Categorized In

Character Above All: Ten presidents from FDR to George Bush

Wilson, Robert A., ed., Tom Wicker, “Richard M. Nixon" | Simon & Schuster, 1995

 

pp. 135 - 139

p. 135 He came from economically low status in Whittier, CA: he hated waiting on customers in his father’s grocery store and felt embarrassed by his loud, cantankerous, and impecunious dad. He made ‘”near-suicidal attempts” to make the Whittier College football team and failed. He couldn’t get dates: girls found him awkward and unglamorous. He worked his way through Duke Law School but was rejected by big New York law firms to which he applied on graduation, finally accepting a position in a small Whittier firm. “He was an introvert in a sphere of extroverts, a have-not among haves. And he showed it–nervousness, perspiration, dancing by the numbers, gestures always a little contrived and out of synch.

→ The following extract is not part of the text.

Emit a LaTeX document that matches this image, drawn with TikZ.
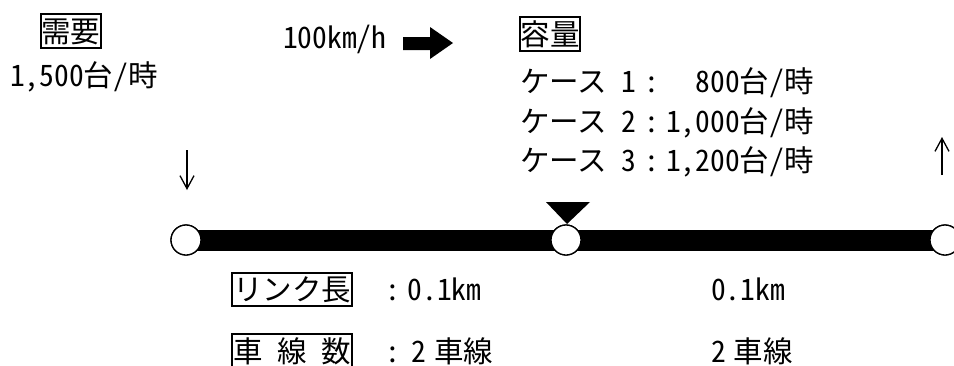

A decade after he resigned the presidency, he told Ken Clawson: ‘What starts the process really are laughs and slights and snubs when you are a kid . . . . But if you are reasonably intelligent and if your anger is deep enough and strong enough you learn that you can change those attitudes by excellence, personal gut performance, while those who have everything are sitting on their fat butts.’ P. 138: He was betrayed early on by somebody and never trusted after that. He sowed mistrust and reaped it. P. 139 “Solitude was Richard Nixon’s chosen environment, his reward in victory, his solace in defeat. He often made secrecy the natural extension of his solitude, confiding in few, taking counsel of few, trusting even fewer. He had no true friends. Nobody to trust. Nobody to pour himself out to.”